I think I’d try to get find_replace working with regexps. Probably you can match your genotype records with:

([^: ]*):([^: ]*):([^: ]*):([^: ]*):([^: ]*):([^: ]*):([^: ]*)

Then you can just select out the ones you want:

\0:\1

The patterns should follow https://docs.oracle.com/javase/8/docs/api/java/util/regex/Pattern.html.

Thanks @danking. I’ve tweaked the regexp, you can see it here https://regex101.com/r/Q2JT1D/1

find_replace=(r"""\t([^: ]{1,5}):([^: ]*):([^: ]*):([^: ]*):([^: ]*):([^: ]*):([^: \t]*)""", r'\1:\2')

But still failing to do the proper replacement.

org.apache.spark.SparkException: Job aborted due to stage failure: Task 3 in stage 1.0 failed 20 times, most recent failure: Lost task 3.19 in stage 1.0 (TID 52, vep-hail3-w-5.europe-west2-b.c.alan-hail-test.internal, executor 4): is.hail.utils.HailException: merged2.vcf.gz:column 7073: unexpected end of line
... 21:21:21:21:21:21:21:21:21:2 ./.:.:.
                                        ^
offending line: 1	3566631	rs3754322721:21:21:21:21:21:21:21:21:21:21:21:21:2...

I understand how powerful it can be, I may just need to get the right regexp. I’ll keep trying.

I created an small VCF, with only 10 rows from my big VCF file. Then I did modified the PGT format, as suggested, using a ‘.’ (a dot). But running, I got this error:

FatalError: HailException: fields in 'call_fields' must have 'Number' equal to 1.

Damn. Foiled by the spec again. I’m not sure off the top of my head what format type to use. If there’s a “string” format type you might try that.

Ah, java regex is weird, you have to use $n for replacement. The following will pick out the first two groups and set the other three to NA. You’ll want array_elements_required=False. I think you actually have more than five format fields, so you may need to add more groups.

find_replace=('([0-9/,.]+):([0-9/,.]+):([0-9/,.]+):([0-9/,.]+):([0-9/,.]+)',
              '$1:$2:.:.:.')

I’ve tried ‘.’, A, R and G (as I read VCFv4.2.pdf), but now show, same error: fields in 'call_fields' must have 'Number' equal to 1.

I thought I knew one or two things about regexp… Java is a new beast for me.
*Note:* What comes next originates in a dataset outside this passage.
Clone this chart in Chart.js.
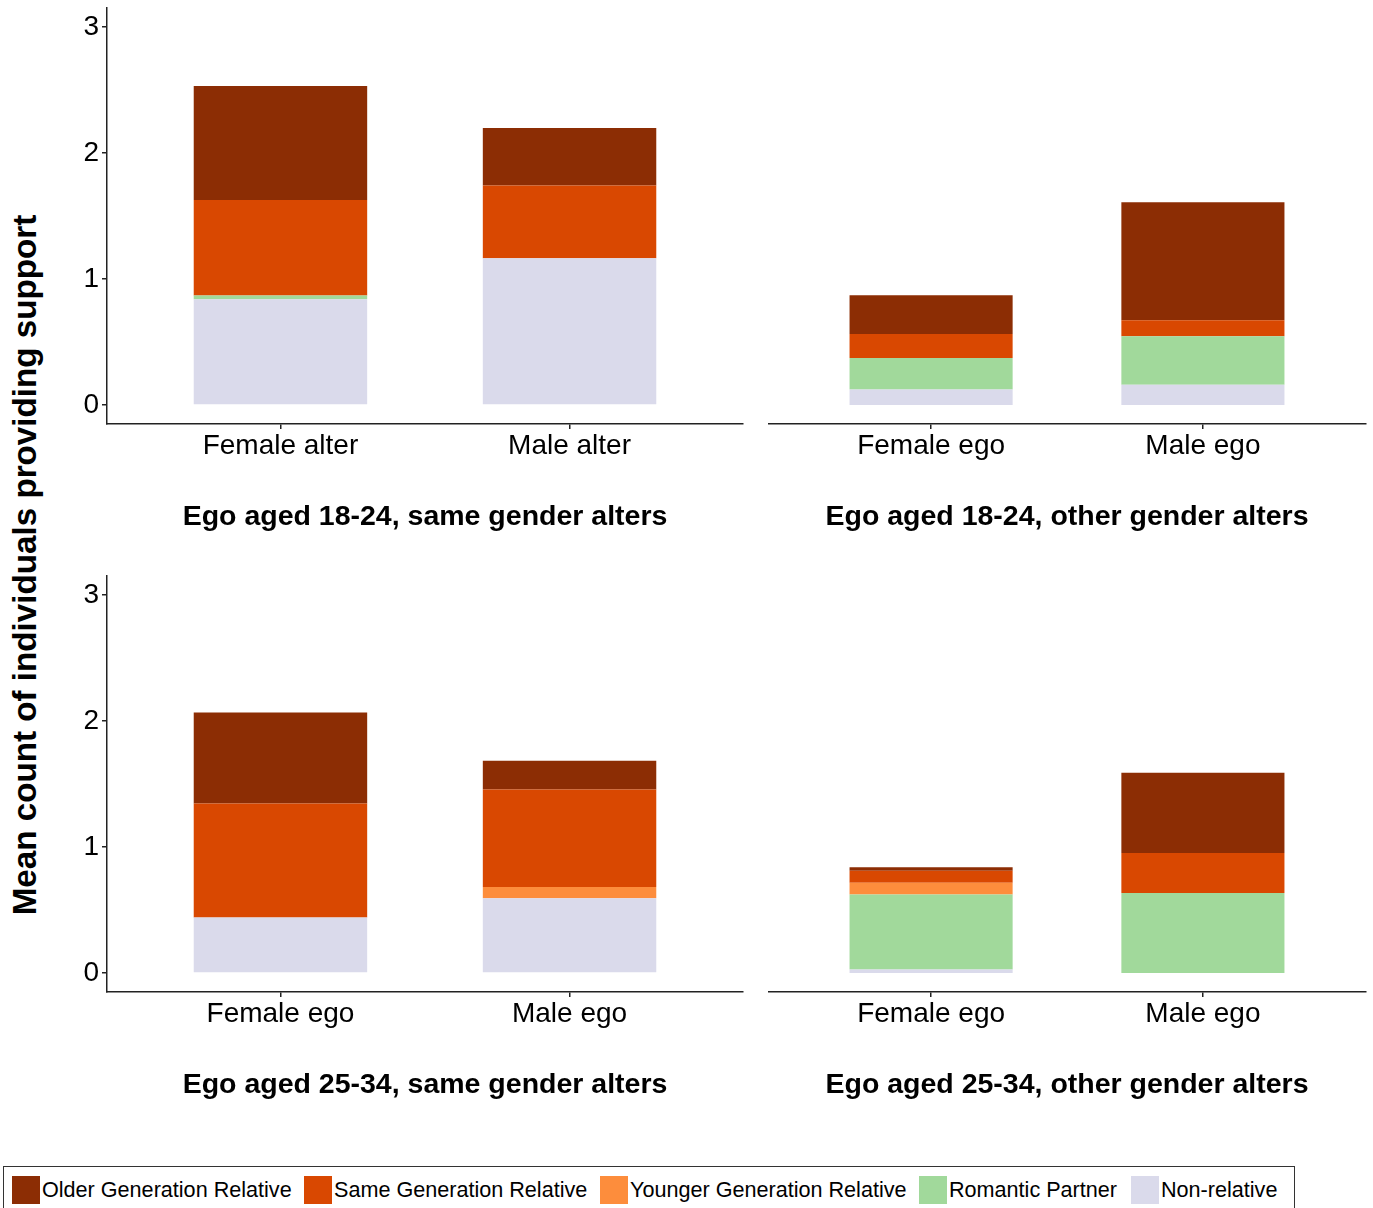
<!DOCTYPE html>
<html>
<head>
<meta charset="utf-8">
<script src="https://cdn.jsdelivr.net/npm/chart.js@4"></script>
<style>
  html, body { margin: 0; padding: 0; background: #fff; }
  body { width: 1373px; height: 1208px; position: relative; overflow: hidden; font-family: 'Liberation Sans', Arial, sans-serif; }
  .panel { position: absolute; }
  #ytitle { position: absolute; left: 25px; top: 565px; transform: translate(-50%, -50%) rotate(-90deg); white-space: nowrap; font-weight: bold; font-size: 33.2px; color: #000; }
  #legend { position: absolute; left: 3px; top: 1166px; width: 1292px; height: 60px; border: 1.5px solid #333; box-sizing: border-box; }
  .li { position: absolute; top: 9px; height: 28px; display: flex; align-items: center; font-size: 21.6px; color: #000; white-space: nowrap; }
  .sw { width: 28px; height: 28px; margin-right: 2px; }
</style>
</head>
<body>
<div class="panel" style="left:50px;top:0px;width:700px;height:545px"><canvas id="c1"></canvas></div>
<div class="panel" style="left:768px;top:0px;width:605px;height:545px"><canvas id="c2"></canvas></div>
<div class="panel" style="left:50px;top:568px;width:700px;height:545px"><canvas id="c3"></canvas></div>
<div class="panel" style="left:768px;top:568px;width:605px;height:545px"><canvas id="c4"></canvas></div>
<div id="ytitle">Mean count of individuals providing support</div>
<div id="legend"></div>
<script>
// ---- data ----
const seriesNames = ['Non-relative', 'Romantic Partner', 'Younger Generation Relative', 'Same Generation Relative', 'Older Generation Relative'];
const seriesColors = ['#dadaeb', '#a1d99b', '#fd8d3c', '#d94801', '#8c2d04'];
const legendOrder = ['Older Generation Relative', 'Same Generation Relative', 'Younger Generation Relative', 'Romantic Partner', 'Non-relative'];
const yTicks = [0, 1, 2, 3];

// Panel 1: Ego aged 18-24, same gender alters
const p1Title = 'Ego aged 18-24, same gender alters';
const p1Categories = ['Female alter', 'Male alter'];
const p1NonRelative = [0.84, 1.164];
const p1Romantic = [0.03, 0];
const p1Younger = [0, 0];
const p1Same = [0.757, 0.577];
const p1Older = [0.905, 0.457];

// Panel 2: Ego aged 18-24, other gender alters
const p2Title = 'Ego aged 18-24, other gender alters';
const p2Categories = ['Female ego', 'Male ego'];
const p2NonRelative = [0.124, 0.161];
const p2Romantic = [0.249, 0.386];
const p2Younger = [0, 0];
const p2Same = [0.19, 0.127];
const p2Older = [0.309, 0.936];

// Panel 3: Ego aged 25-34, same gender alters
const p3Title = 'Ego aged 25-34, same gender alters';
const p3Categories = ['Female ego', 'Male ego'];
const p3NonRelative = [0.44, 0.593];
const p3Romantic = [0, 0];
const p3Younger = [0, 0.09];
const p3Same = [0.905, 0.774];
const p3Older = [0.723, 0.227];

// Panel 4: Ego aged 25-34, other gender alters
const p4Title = 'Ego aged 25-34, other gender alters';
const p4Categories = ['Female ego', 'Male ego'];
const p4NonRelative = [0.028, 0];
const p4Romantic = [0.595, 0.636];
const p4Younger = [0.093, 0];
const p4Same = [0.095, 0.317];
const p4Older = [0.029, 0.636];

// ---- chart building ----
const FONT = "'Liberation Sans', Arial, sans-serif";
const AXIS_COLOR = '#222';

function zeroPad(scale) {
  scale.paddingTop = 0; scale.paddingBottom = 0; scale.paddingLeft = 0; scale.paddingRight = 0;
}

function makeChart(id, title, cats, series, showY) {
  const datasets = series.map((vals, s) => ({
    label: seriesNames[s],
    data: vals.map((v, i) => ({ x: i, y: v })),
    backgroundColor: seriesColors[s],
    borderWidth: 0,
    barPercentage: 0.6,
    categoryPercentage: 1.0
  }));
  return new Chart(document.getElementById(id), {
    type: 'bar',
    data: { datasets },
    options: {
      responsive: true,
      maintainAspectRatio: false,
      animation: false,
      layout: { padding: { top: 8, right: 7, left: 0, bottom: 0 } },
      plugins: { legend: { display: false }, tooltip: { enabled: false }, title: { display: false } },
      scales: {
        x: {
          type: 'linear',
          stacked: true,
          min: -0.6,
          max: cats.length - 1 + 0.6,
          offset: false,
          afterBuildTicks: (scale) => { scale.ticks = cats.map((c, i) => ({ value: i })); },
          afterFit: (scale) => { scale.height = 121; zeroPad(scale); },
          ticks: {
            callback: (v) => cats[v],
            color: '#000',
            font: { family: FONT, size: 28 },
            padding: 0,
            maxRotation: 0,
            autoSkip: false
          },
          grid: { display: true, offset: false, drawOnChartArea: false, drawTicks: true, tickLength: 5, color: AXIS_COLOR, lineWidth: 1.5 },
          border: { display: true, color: AXIS_COLOR, width: 1.5 },
          title: {
            display: true,
            text: title,
            color: '#000',
            font: { family: FONT, size: 28.5, weight: 'bold' },
            padding: { top: 0, bottom: 11 }
          }
        },
        y: {
          type: 'linear',
          stacked: true,
          display: showY,
          min: -0.15,
          max: 3.15,
          afterBuildTicks: (scale) => { scale.ticks = yTicks.map(v => ({ value: v })); },
          afterFit: (scale) => { scale.width = showY ? 57 : 0; zeroPad(scale); },
          ticks: {
            callback: (v) => String(v),
            color: '#000',
            font: { family: FONT, size: 28 },
            padding: 3
          },
          grid: { display: true, drawOnChartArea: false, drawTicks: true, tickLength: 5, color: AXIS_COLOR, lineWidth: 1.5 },
          border: { display: true, color: AXIS_COLOR, width: 1.5 }
        }
      }
    }
  });
}

makeChart('c1', p1Title, p1Categories, [p1NonRelative, p1Romantic, p1Younger, p1Same, p1Older], true);
makeChart('c2', p2Title, p2Categories, [p2NonRelative, p2Romantic, p2Younger, p2Same, p2Older], false);
makeChart('c3', p3Title, p3Categories, [p3NonRelative, p3Romantic, p3Younger, p3Same, p3Older], true);
makeChart('c4', p4Title, p4Categories, [p4NonRelative, p4Romantic, p4Younger, p4Same, p4Older], false);

// ---- legend ----
const legendX = [8, 300, 596, 915, 1127];
const legend = document.getElementById('legend');
legendOrder.forEach((name, k) => {
  const idx = seriesNames.indexOf(name);
  const item = document.createElement('div');
  item.className = 'li';
  item.style.left = legendX[k] + 'px';
  const sw = document.createElement('div');
  sw.className = 'sw';
  sw.style.background = seriesColors[idx];
  const tx = document.createElement('span');
  tx.textContent = name;
  item.appendChild(sw);
  item.appendChild(tx);
  legend.appendChild(item);
});
</script>
</body>
</html>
Anyway, I’m testing right now with that:

... array_elements_required = False, find_replace=(r'(::|:\d+,\d+,\d+:)',r':.:')

It worked on small test set, now trying the big 80Gb one.

It did work to write my mt fite! Now it’s running VEP and this will take time…

Justo to understand something else: I’ve set min_partitions=200 but I got 617. How is Hail deciding that? And how many cores would you recommend to process this file with VEP?

And many thanks guys, hail Hail! I’m quite happy with what I’ve learnt so far.
PS: please all these questions can wait :wink:

Normally it splits your file into 128MB partitions. That’s ~80GB / 128MB = ~625. min_partitions just sets the minimum in case you want more/smaller partitions that the default.

Sorry to push this ‘dead’ thread, but I’m facing a similar issue where hail complains about PGT (on hail 0.2.11). I’m trying to get MNV from my vcf using the scripts provided at GitHub - macarthur-lab/gnomad_mnv: Multi-nucleotide variants (MNVs) in gnomAD 2.1. The regex during import didn’t help me out. Also, my INFO in vcf is as follows - GT:AD:DP:GQ:PL but my header does describe PGT, just my info doesn’t have it.

Taking a peek at get_mnv.py (The first of many scripts) I changed the import vcf command from vcf = hl.import_vcf(sys.argv[1], call_fields=["GT"]) to vcf = hl.import_vcf(sys.argv[1]) and it accepted my file, though I’m not sure if it screwed up with the analysis (the mt table thankfully wasn’t empty, but I’m still skeptical). If my issue is separate, do let me know and I would make another thread.

This may be the problem. That’s super old.

That’s what the tutorial recommends.

Ah, I see. Hail scripts are back-compatible within the life of 0.2, so I think you should try with the latest release. There’s been a lot of development in the last 2 years! We also don’t really have the resources to debug old versions, since quite often we end up rediscovering bugs that have since been fixed.

Hmm, makes sense. I’ll try running it on the latest version and check it out.